Any other obvious differences since those early days? Well yes, the people at the fair: it was the usual mix of what seemed a pretty good cross section of Britain today, in this area anyway, almost exclusively white, which no doubt those in power will do their best to revise in short time, but a good cross section none the less. So what was different? The most striking thing was that in my day the fair would be for teenagers, mods rockers and everyone else would make up a large segment of the fair goers; not so much now if this one was anything to go by, the place was full of the little darlings - I can only think the lure of the bouncy council has worked its magic not exclusively but to a very large degree.
In other areas the strange and the weird show up as they always do, some very odd-shaped people in misfitting clothes, more in clothes of poor taste, we had a lot of very bad tattoos on display in the sun (golden opportunity to show those off in the hot weather), several mobility scooters holding a union meeting in the shade of trees, alongside the picnickers.

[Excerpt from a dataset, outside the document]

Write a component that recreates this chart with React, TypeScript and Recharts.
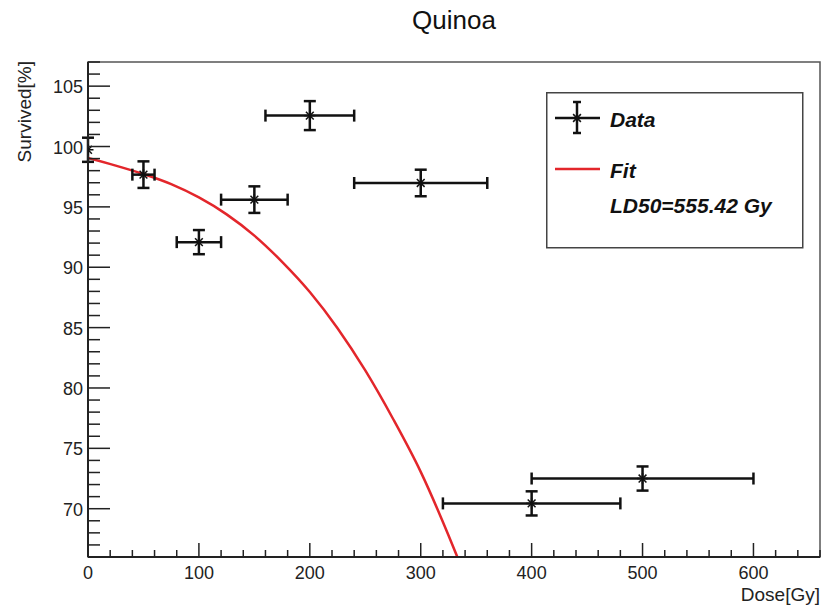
import React from 'react';
import { ComposedChart, Scatter, Line, XAxis, YAxis, ErrorBar, ReferenceArea, Legend } from 'recharts';

// Measured data points
const doses = [0, 50, 100, 150, 200, 300, 400, 500];
const survived = [99.73, 97.67, 92.08, 95.6, 102.56, 96.98, 70.44, 72.5];
const doseErr = [0, 10, 20, 30, 40, 60, 80, 100];
const survivedErr = [1.0, 1.1, 1.0, 1.1, 1.2, 1.1, 1.0, 1.0];

// Fit curve
const fitDose = [0, 25, 50, 75, 100, 125, 150, 175, 200, 225, 250, 275, 300, 325, 333];
const fitSurvived = [99.05, 98.42, 97.72, 96.88, 95.78, 94.38, 92.62, 90.45, 87.95, 84.95, 81.45, 77.45, 73.05, 67.8, 66.0];

// Axis ticks
const xMajor = [0, 100, 200, 300, 400, 500, 600];
const xMinorStep = 20;
const yMajor = [70, 75, 80, 85, 90, 95, 100, 105];
const yMinorStep = 1;
const xDomain = [0, 660];
const yDomain = [66, 107];

const xTicks: number[] = [];
for (let v = xDomain[0]; v <= xDomain[1]; v += xMinorStep) xTicks.push(v);
const yTicks: number[] = [];
for (let v = yDomain[0]; v <= yDomain[1]; v += yMinorStep) yTicks.push(v);

const points = doses.map((d, i) => ({ x: d, y: survived[i], xe: doseErr[i], ye: survivedErr[i] }));
const fit = fitDose.map((d, i) => ({ x: d, y: fitSurvived[i] }));

const FONT = '"Liberation Sans", Arial, Helvetica, sans-serif';
const AX = '#222';

const Asterisk = (props: any) => {
  const { cx, cy } = props;
  const r = 5.5;
  const d = r * 0.707;
  return (
    <g stroke="#111" strokeWidth={1.5}>
      <line x1={cx - r} x2={cx + r} y1={cy} y2={cy} />
      <line x1={cx} x2={cx} y1={cy - r} y2={cy + r} />
      <line x1={cx - d} x2={cx + d} y1={cy - d} y2={cy + d} />
      <line x1={cx - d} x2={cx + d} y1={cy + d} y2={cy - d} />
    </g>
  );
};

const YTick = (props: any) => {
  const { x, y, payload } = props;
  const v = payload.value;
  const major = yMajor.includes(v);
  return (
    <g>
      <line x1={x} x2={x + (major ? 22 : 12)} y1={y} y2={y} stroke={AX} strokeWidth={1.5} />
      {major && (
        <text x={x - 5} y={y + 7} textAnchor="end" fontSize={18} fill="#222" fontFamily={FONT}>
          {v}
        </text>
      )}
    </g>
  );
};

const XTick = (props: any) => {
  const { x, y, payload } = props;
  const v = payload.value;
  const major = xMajor.includes(v);
  return (
    <g>
      <line x1={x} x2={x} y1={y} y2={y - (major ? 14 : 7)} stroke={AX} strokeWidth={1.5} />
      {major && (
        <text x={x} y={y + 22} textAnchor="middle" fontSize={18} fill="#222" fontFamily={FONT}>
          {v}
        </text>
      )}
    </g>
  );
};

const LegendBox = () => (
  <svg width={258} height={157} style={{ display: 'block' }}>
    <rect x={0.75} y={0.75} width={256} height={155} fill="#fff" stroke="#444" strokeWidth={1.5} />
    <g stroke="#111" strokeWidth={2.5}>
      <line x1={9} x2={54} y1={26} y2={26} />
      <line x1={31} x2={31} y1={10} y2={41} />
      <line x1={27} x2={35} y1={10} y2={10} />
      <line x1={27} x2={35} y1={41} y2={41} />
    </g>
    <Asterisk cx={31} cy={26} />
    <text x={64} y={35} fontSize={21} fontWeight="bold" fontStyle="italic" fill="#111" fontFamily={FONT}>Data</text>
    <line x1={9} x2={54} y1={77} y2={77} stroke="#e3262b" strokeWidth={2.5} />
    <text x={64} y={86} fontSize={21} fontWeight="bold" fontStyle="italic" fill="#111" fontFamily={FONT}>Fit</text>
    <text x={64} y={121} fontSize={21} fontWeight="bold" fontStyle="italic" fill="#111" fontFamily={FONT}>LD50=555.42 Gy</text>
  </svg>
);

export default function App() {
  return (
    <div style={{ position: 'absolute', left: 0, top: 0, background: '#fff' }}>
      <ComposedChart width={823} height={608} margin={{ top: 62, right: 3, left: 87, bottom: 50 }}>
        <XAxis
          type="number"
          dataKey="x"
          domain={xDomain}
          ticks={xTicks}
          interval={0}
          allowDataOverflow
          height={1}
          tickSize={0}
          tickMargin={0}
          tickLine={false}
          tick={<XTick />}
          axisLine={{ stroke: AX, strokeWidth: 2 }}
          label={{
            content: (p: any) => {
              const vb = p.viewBox || {};
              return (
                <text x={vb.x + vb.width} y={vb.y + 44} textAnchor="end" fontSize={19} fill="#222" fontFamily={FONT}>
                  Dose[Gy]
                </text>
              );
            },
          }}
        />
        <YAxis
          type="number"
          dataKey="y"
          domain={yDomain}
          ticks={yTicks}
          interval={0}
          allowDataOverflow
          width={1}
          tickSize={0}
          tickMargin={0}
          tickLine={false}
          tick={<YTick />}
          axisLine={{ stroke: AX, strokeWidth: 2 }}
          label={{
            content: (p: any) => {
              const vb = p.viewBox || {};
              const top = 61;
              return (
                <g>
                  <text
                    x={31}
                    y={top}
                    textAnchor="end"
                    fontSize={19}
                    fill="#222"
                    fontFamily={FONT}
                    transform={`rotate(-90, 31, ${top})`}
                  >
                    Survived[%]
                  </text>
                  <text x={454} y={29} textAnchor="middle" fontSize={26} fill="#111" fontFamily={FONT}>
                    Quinoa
                  </text>
                </g>
              );
            },
          }}
        />
        <ReferenceArea x1={xDomain[0]} x2={xDomain[1]} y1={yDomain[0]} y2={yDomain[1]} fill="none" stroke="#555" strokeWidth={1.5} fillOpacity={0} />
        <Line
          data={fit}
          dataKey="y"
          type="monotone"
          stroke="#e3262b"
          strokeWidth={2.5}
          dot={false}
          activeDot={false}
          isAnimationActive={false}
          legendType="none"
        />
        <Scatter data={points} dataKey="y" shape={<Asterisk />} isAnimationActive={false}>
          <ErrorBar dataKey="xe" direction="x" width={6} stroke="#111" strokeWidth={2.5} isAnimationActive={false} />
          <ErrorBar dataKey="ye" direction="y" width={6} stroke="#111" strokeWidth={2.5} isAnimationActive={false} />
        </Scatter>
        <Legend
          layout="horizontal"
          verticalAlign="middle"
          align="center"
          content={() => <LegendBox />}
          wrapperStyle={{ position: 'absolute', left: 546, top: 92, width: 258, height: 157 }}
        />
      </ComposedChart>
    </div>
  );
}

Was it a success? Certainly! The raucous calls from the showmen, "Do you want faster and noisier?" were answered with a very loud yes and the delight of it all on the young children's faces was there to see.
Despite all that is going wrong in our country, it was all forgotten on the showground; not a uniquely British event by any means but still going strong and still giving a lot of pleasure to a lot of people.
Oh, the rain never appeared and the firework display that I wanted to photograph went ahead but as the wife prodded me at ten - the time the display started after I had fallen asleep on the sofa - my rushed attempts to capture the display were disappointing, I blame the wife: she deliberately let me snooze on, spoilsport.